-- Recorded data --
## Start

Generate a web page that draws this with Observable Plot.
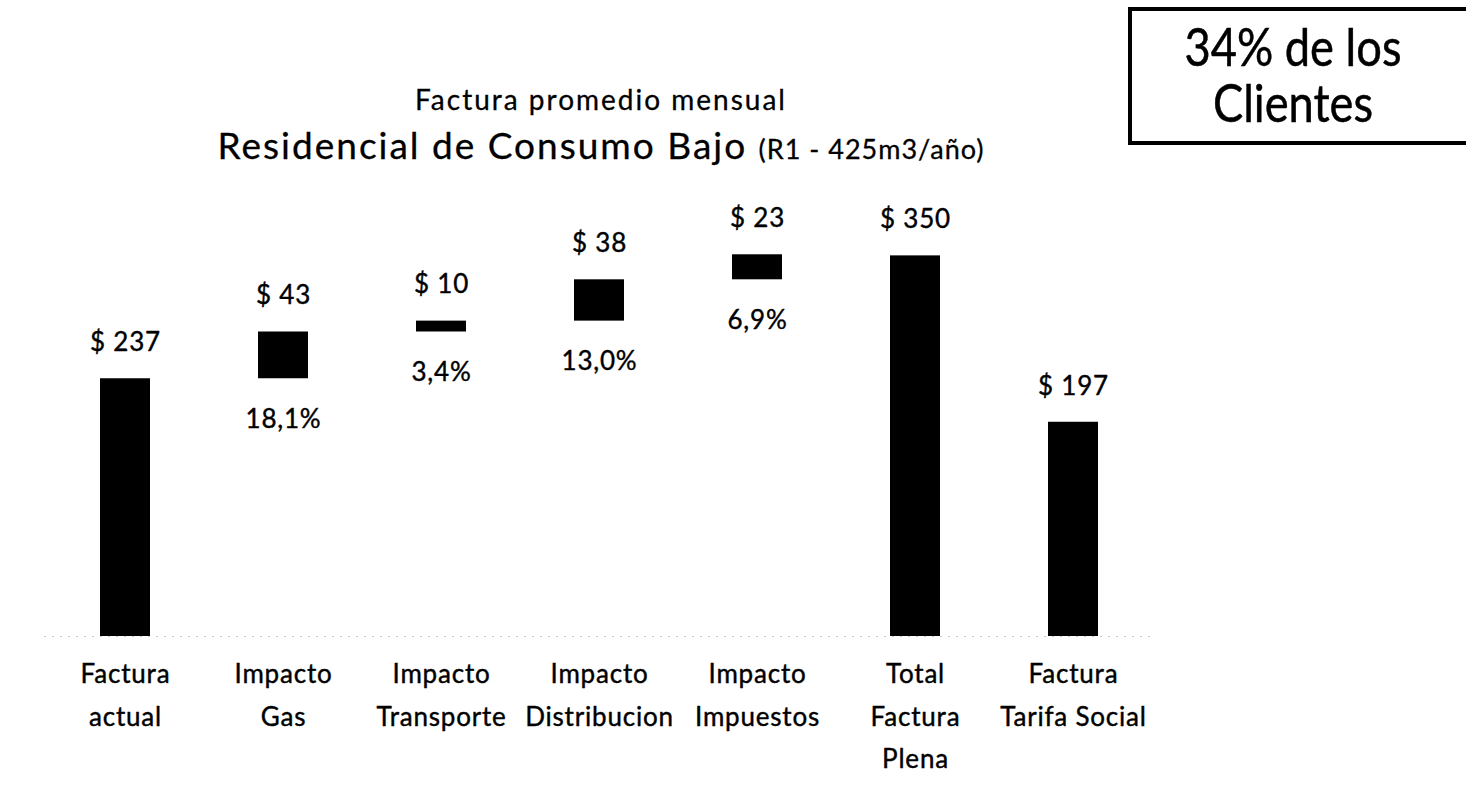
<!DOCTYPE html>
<html>
<head>
<meta charset="utf-8">
<script src="https://cdn.jsdelivr.net/npm/d3@7"></script>
<script src="https://cdn.jsdelivr.net/npm/@observablehq/plot@0.6"></script>
<style>
  html, body { margin: 0; padding: 0; background: #fff; width: 1466px; height: 799px; overflow: hidden; font-family: Lato, "Open Sans", sans-serif; color: #000; }
  #chart { position: absolute; left: 0; top: 0; }
  .t1 { position: absolute; left: 0; width: 1202px; text-align: center; top: 82px; font-size: 28px; letter-spacing: 2px; white-space: nowrap; -webkit-text-stroke: 0.3px #000; }
  .t2 { position: absolute; left: 0; width: 1202px; text-align: center; top: 122px; font-size: 37px; letter-spacing: 2px; white-space: nowrap; -webkit-text-stroke: 0.3px #000; }
  .t2 small { font-size: 27px; letter-spacing: 1px; }
  .box { position: absolute; left: 1128px; top: 7px; width: 360px; height: 138px; border: 4px solid #000; box-sizing: border-box; }
  .box div { position: absolute; left: 0; top: 7px; width: 322px; text-align: center; font-size: 52px; line-height: 56px; white-space: nowrap; -webkit-text-stroke: 0.5px #000; transform: scaleX(0.87); transform-origin: 50% 50%; }
</style>
</head>
<body>
<div id="chart"></div>
<div class="t1">Factura promedio mensual</div>
<div class="t2">Residencial de Consumo Bajo <small>(R1 - 425m3/año)</small></div>
<div class="box"><div>34% de los<br>Clientes</div></div>
<script>
const categorias = ["Factura\nactual", "Impacto\nGas", "Impacto\nTransporte", "Impacto\nDistribucion", "Impacto\nImpuestos", "Total\nFactura\nPlena", "Factura\nTarifa Social"];
const tipos = ["total", "delta", "delta", "delta", "delta", "total", "total"];
const valores = [237, 43, 10, 38, 23, 350, 197];
const porcentajes = ["", "18,1%", "3,4%", "13,0%", "6,9%", "", ""];

let acumulado = 0;
const datos = categorias.map((cat, i) => {
  let y1, y2;
  if (tipos[i] === "delta") { y1 = acumulado; y2 = acumulado + valores[i]; acumulado = y2; }
  else { y1 = 0; y2 = valores[i]; if (i === 0) acumulado = valores[i]; }
  return { cat, y1, y2, etiqueta: "$ " + valores[i], pct: porcentajes[i] };
});

const chart = Plot.plot({
  width: 1466,
  height: 799,
  marginLeft: 44,
  marginRight: 312,
  marginTop: 201,
  marginBottom: 163,
  style: { fontFamily: "Lato, 'Open Sans', sans-serif", background: "transparent", color: "#000", letterSpacing: "0.8px" },
  x: { domain: categorias, paddingInner: 0.685, paddingOuter: 0.3425, axis: null },
  y: { domain: [0, 400], axis: null },
  marks: [
    Plot.ruleY([0], { stroke: "#ccc", strokeDasharray: "2,6" }),
    Plot.barY(datos, { x: "cat", y1: "y1", y2: "y2", fill: "#000" }),
    Plot.text(datos, { x: "cat", y: "y2", text: "etiqueta", dy: -36, fontSize: 26, fill: "#000", stroke: "#000", strokeWidth: 0.4 }),
    Plot.text(datos.filter(d => d.pct), { x: "cat", y: "y1", text: "pct", dy: 41, fontSize: 26, fill: "#000", stroke: "#000", strokeWidth: 0.4 }),
    Plot.text(datos, { x: "cat", text: "cat", frameAnchor: "bottom", lineAnchor: "top", dy: 17, fontSize: 26, lineHeight: 1.62, fill: "#000", stroke: "#000", strokeWidth: 0.4 })
  ]
});
document.getElementById("chart").appendChild(chart);
</script>
</body>
</html>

## End

-- Stated problem --
Transcribe the listing in full and omit the pictures.

-- Completed task --
Generate a web page that draws this with Observable Plot.
<!DOCTYPE html>
<html>
<head>
<meta charset="utf-8">
<script src="https://cdn.jsdelivr.net/npm/d3@7"></script>
<script src="https://cdn.jsdelivr.net/npm/@observablehq/plot@0.6"></script>
<style>
  html, body { margin: 0; padding: 0; background: #fff; width: 1466px; height: 799px; overflow: hidden; font-family: Lato, "Open Sans", sans-serif; color: #000; }
  #chart { position: absolute; left: 0; top: 0; }
  .t1 { position: absolute; left: 0; width: 1202px; text-align: center; top: 82px; font-size: 28px; letter-spacing: 2px; white-space: nowrap; -webkit-text-stroke: 0.3px #000; }
  .t2 { position: absolute; left: 0; width: 1202px; text-align: center; top: 122px; font-size: 37px; letter-spacing: 2px; white-space: nowrap; -webkit-text-stroke: 0.3px #000; }
  .t2 small { font-size: 27px; letter-spacing: 1px; }
  .box { position: absolute; left: 1128px; top: 7px; width: 360px; height: 138px; border: 4px solid #000; box-sizing: border-box; }
  .box div { position: absolute; left: 0; top: 7px; width: 322px; text-align: center; font-size: 52px; line-height: 56px; white-space: nowrap; -webkit-text-stroke: 0.5px #000; transform: scaleX(0.87); transform-origin: 50% 50%; }
</style>
</head>
<body>
<div id="chart"></div>
<div class="t1">Factura promedio mensual</div>
<div class="t2">Residencial de Consumo Bajo <small>(R1 - 425m3/año)</small></div>
<div class="box"><div>34% de los<br>Clientes</div></div>
<script>
const categorias = ["Factura\nactual", "Impacto\nGas", "Impacto\nTransporte", "Impacto\nDistribucion", "Impacto\nImpuestos", "Total\nFactura\nPlena", "Factura\nTarifa Social"];
const tipos = ["total", "delta", "delta", "delta", "delta", "total", "total"];
const valores = [237, 43, 10, 38, 23, 350, 197];
const porcentajes = ["", "18,1%", "3,4%", "13,0%", "6,9%", "", ""];

let acumulado = 0;
const datos = categorias.map((cat, i) => {
  let y1, y2;
  if (tipos[i] === "delta") { y1 = acumulado; y2 = acumulado + valores[i]; acumulado = y2; }
  else { y1 = 0; y2 = valores[i]; if (i === 0) acumulado = valores[i]; }
  return { cat, y1, y2, etiqueta: "$ " + valores[i], pct: porcentajes[i] };
});

const chart = Plot.plot({
  width: 1466,
  height: 799,
  marginLeft: 44,
  marginRight: 312,
  marginTop: 201,
  marginBottom: 163,
  style: { fontFamily: "Lato, 'Open Sans', sans-serif", background: "transparent", color: "#000", letterSpacing: "0.8px" },
  x: { domain: categorias, paddingInner: 0.685, paddingOuter: 0.3425, axis: null },
  y: { domain: [0, 400], axis: null },
  marks: [
    Plot.ruleY([0], { stroke: "#ccc", strokeDasharray: "2,6" }),
    Plot.barY(datos, { x: "cat", y1: "y1", y2: "y2", fill: "#000" }),
    Plot.text(datos, { x: "cat", y: "y2", text: "etiqueta", dy: -36, fontSize: 26, fill: "#000", stroke: "#000", strokeWidth: 0.4 }),
    Plot.text(datos.filter(d => d.pct), { x: "cat", y: "y1", text: "pct", dy: 41, fontSize: 26, fill: "#000", stroke: "#000", strokeWidth: 0.4 }),
    Plot.text(datos, { x: "cat", text: "cat", frameAnchor: "bottom", lineAnchor: "top", dy: 17, fontSize: 26, lineHeight: 1.62, fill: "#000", stroke: "#000", strokeWidth: 0.4 })
  ]
});
document.getElementById("chart").appendChild(chart);
</script>
</body>
</html>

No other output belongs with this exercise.